Many local residents are employed in agriculture. However, the community has been affected by the Great Recession as well as the decline of the cotton industry, the California drought and restrictions on pumping from the Sacramento River delta to protect endangered species. In November 2016, the unemployment rate was 11.1%.

The largest employers in Corcoran include the California State Prison, Corcoran, the California Substance Abuse Treatment Facility and State Prison, Corcoran, the Corcoran Unified School District, and the J. G. Boswell Company.

==Government==
Corcoran employs 21 full time personnel including 15 uniformed officers, two detectives, one evidence technician, one community service officer, five clerk-dispatchers, two reserve officers, and Animal Control Services.

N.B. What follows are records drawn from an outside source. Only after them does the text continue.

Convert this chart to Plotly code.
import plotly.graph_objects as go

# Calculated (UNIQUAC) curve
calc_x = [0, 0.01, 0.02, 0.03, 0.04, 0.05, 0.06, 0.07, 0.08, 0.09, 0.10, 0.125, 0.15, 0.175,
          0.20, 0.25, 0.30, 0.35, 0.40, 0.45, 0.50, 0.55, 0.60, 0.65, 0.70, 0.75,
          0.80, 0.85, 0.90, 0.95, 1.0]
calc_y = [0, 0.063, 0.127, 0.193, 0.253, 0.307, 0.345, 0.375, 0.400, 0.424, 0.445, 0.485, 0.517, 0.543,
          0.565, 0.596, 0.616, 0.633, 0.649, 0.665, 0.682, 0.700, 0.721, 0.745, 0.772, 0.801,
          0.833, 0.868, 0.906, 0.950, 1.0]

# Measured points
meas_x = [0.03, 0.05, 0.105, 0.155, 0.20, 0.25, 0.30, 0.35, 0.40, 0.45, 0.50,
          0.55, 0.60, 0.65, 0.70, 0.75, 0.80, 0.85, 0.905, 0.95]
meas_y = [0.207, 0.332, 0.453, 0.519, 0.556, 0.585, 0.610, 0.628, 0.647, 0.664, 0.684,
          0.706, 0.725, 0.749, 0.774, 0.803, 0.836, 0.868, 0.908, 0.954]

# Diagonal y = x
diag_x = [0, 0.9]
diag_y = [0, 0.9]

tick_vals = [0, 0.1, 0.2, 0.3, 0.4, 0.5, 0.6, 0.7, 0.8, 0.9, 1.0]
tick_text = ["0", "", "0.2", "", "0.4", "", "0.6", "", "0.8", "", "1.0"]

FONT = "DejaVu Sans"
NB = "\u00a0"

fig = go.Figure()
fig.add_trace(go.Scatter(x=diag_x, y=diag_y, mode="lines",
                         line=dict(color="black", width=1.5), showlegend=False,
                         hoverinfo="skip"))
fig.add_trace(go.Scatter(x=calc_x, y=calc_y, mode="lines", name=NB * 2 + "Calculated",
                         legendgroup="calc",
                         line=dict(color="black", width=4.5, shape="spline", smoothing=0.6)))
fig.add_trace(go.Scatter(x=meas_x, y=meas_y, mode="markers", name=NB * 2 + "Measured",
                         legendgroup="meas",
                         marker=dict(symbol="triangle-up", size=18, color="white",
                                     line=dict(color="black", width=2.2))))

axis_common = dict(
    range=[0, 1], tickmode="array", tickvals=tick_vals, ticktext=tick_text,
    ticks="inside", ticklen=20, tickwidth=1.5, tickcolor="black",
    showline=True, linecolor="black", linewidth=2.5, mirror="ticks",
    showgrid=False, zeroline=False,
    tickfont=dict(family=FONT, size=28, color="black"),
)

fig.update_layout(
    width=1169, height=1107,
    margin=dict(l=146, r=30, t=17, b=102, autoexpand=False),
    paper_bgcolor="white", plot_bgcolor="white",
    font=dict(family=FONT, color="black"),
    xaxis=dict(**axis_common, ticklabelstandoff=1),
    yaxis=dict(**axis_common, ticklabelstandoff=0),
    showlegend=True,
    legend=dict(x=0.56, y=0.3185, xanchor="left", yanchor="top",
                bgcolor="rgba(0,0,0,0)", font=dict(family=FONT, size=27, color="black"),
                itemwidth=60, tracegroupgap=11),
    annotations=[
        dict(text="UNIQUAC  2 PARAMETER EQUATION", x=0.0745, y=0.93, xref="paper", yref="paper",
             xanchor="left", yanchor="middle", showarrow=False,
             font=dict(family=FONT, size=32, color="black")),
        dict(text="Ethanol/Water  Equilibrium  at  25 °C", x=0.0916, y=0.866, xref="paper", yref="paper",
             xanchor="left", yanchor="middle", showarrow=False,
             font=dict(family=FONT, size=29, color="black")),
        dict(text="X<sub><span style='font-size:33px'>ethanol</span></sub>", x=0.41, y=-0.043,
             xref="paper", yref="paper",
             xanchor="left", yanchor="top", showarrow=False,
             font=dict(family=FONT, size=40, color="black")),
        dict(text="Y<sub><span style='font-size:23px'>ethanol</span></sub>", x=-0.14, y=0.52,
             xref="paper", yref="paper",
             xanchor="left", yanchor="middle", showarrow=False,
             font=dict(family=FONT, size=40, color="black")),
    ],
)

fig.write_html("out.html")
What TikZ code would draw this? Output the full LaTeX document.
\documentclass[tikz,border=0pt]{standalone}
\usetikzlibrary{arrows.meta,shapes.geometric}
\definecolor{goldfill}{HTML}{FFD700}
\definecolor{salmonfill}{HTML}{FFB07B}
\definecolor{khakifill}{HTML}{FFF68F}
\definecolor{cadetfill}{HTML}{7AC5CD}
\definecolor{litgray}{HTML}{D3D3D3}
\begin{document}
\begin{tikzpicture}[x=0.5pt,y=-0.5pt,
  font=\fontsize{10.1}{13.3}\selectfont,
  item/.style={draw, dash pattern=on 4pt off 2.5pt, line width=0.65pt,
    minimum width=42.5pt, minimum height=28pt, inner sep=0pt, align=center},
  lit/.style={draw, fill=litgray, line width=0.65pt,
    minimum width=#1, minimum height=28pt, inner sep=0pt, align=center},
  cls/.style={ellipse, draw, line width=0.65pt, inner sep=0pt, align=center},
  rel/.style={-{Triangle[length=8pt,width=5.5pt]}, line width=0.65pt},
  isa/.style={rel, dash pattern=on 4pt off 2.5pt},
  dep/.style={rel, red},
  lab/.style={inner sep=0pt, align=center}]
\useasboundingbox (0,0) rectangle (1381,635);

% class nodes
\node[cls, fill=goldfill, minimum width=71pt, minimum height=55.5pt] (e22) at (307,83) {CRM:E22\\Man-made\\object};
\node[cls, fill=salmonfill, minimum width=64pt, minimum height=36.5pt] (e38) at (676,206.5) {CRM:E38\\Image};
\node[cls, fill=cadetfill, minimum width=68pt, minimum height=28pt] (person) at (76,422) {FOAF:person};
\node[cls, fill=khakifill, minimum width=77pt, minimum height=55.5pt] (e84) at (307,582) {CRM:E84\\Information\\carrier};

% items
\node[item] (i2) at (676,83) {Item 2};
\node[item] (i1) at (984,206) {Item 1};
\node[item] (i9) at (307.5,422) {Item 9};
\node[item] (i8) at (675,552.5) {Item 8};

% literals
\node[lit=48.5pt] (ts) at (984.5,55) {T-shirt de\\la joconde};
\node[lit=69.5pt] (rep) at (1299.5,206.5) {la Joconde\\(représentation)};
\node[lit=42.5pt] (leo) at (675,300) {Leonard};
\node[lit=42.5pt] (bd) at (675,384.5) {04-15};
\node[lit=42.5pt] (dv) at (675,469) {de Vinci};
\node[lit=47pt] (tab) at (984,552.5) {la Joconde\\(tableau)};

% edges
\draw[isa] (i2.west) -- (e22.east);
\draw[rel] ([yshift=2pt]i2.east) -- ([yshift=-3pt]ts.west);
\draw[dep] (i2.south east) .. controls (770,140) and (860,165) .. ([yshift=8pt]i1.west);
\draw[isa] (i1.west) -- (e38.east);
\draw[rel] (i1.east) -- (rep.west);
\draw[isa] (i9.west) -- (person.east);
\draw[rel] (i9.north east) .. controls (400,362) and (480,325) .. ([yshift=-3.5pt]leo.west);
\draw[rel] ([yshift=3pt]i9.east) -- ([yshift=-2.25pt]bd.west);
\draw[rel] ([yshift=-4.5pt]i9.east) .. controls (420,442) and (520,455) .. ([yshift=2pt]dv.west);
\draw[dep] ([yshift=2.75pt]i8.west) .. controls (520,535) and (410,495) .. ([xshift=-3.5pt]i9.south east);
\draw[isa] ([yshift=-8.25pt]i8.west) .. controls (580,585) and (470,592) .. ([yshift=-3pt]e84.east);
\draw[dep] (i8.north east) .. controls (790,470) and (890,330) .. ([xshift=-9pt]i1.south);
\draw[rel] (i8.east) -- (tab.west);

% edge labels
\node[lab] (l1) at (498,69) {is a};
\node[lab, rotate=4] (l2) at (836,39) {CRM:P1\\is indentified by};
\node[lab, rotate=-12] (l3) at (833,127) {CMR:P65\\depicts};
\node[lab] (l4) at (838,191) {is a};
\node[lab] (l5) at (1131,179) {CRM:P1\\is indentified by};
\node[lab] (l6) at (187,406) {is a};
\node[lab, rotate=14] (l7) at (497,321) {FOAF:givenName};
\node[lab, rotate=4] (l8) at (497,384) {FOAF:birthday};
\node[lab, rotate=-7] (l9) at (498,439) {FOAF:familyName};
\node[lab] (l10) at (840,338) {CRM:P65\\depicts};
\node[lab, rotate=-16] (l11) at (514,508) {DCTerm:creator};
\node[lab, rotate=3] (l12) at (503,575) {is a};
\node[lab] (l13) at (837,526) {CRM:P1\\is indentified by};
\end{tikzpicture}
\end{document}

Kings County Fire Department provides firemen who provide services with the assistance of volunteers. Industrial sites—There are approximately 320 acres in the city limits zones for light and heavy industry with two industrial parks included in this total.

===Politics===
Corcoran is located within California's 22nd congressional district, and is represented by Republican David G. Valadao.

In the California State Legislature, Corcoran is located within:
- 16th California State Senate District, which is represented by Democrat Melissa Hurtado
- 33rd California State Assembly District, represented by Republican Alexandra Macedo.

Corcoran is represented on the Kings County Board of Supervisors by Richard Valle of Corcoran.

==Education==
Corcoran Unified School District is the public organization responsible for education in the town of Corcoran. The school district has seven schools.
- Bret Harte
- John C. Fremont
- Mark Twain
- John Muir Middle School
- Corcoran High School
- Corcoran Academy
- Kings Lake Educational Center

==Infrastructure==

===Railroads===
Corcoran is served by the BNSF Railway, which is the successor to the Santa Fe Railway. The mainline track through Corcoran was part of a route connecting the San Francisco Bay Area to Bakersfield, California. The track was constructed by the San Francisco and San Joaquin Valley Railway about 1898.

Corcoran was the southern terminus of the Visalia District, a branch line running to Calwa via Tulare, Visalia, and Reedley. This line was abandoned and the rails pulled up in the 1990s. Only the wye and a short section of track remain to serve a lineside industry.

Today, Amtrak California's Gold Runner stops at Corcoran station.

From 1910 to 1934, the Kings Lake Shore Railroad operated a line that ran southwest from Corcoran to what is the now-extinct Tulare Lake.

On December 2, 2010, the California High-Speed Rail Authority Board voted to start construction of the first part of the California High-Speed Rail line at Borden near Madera and continue it to Corcoran. Construction began in 2012.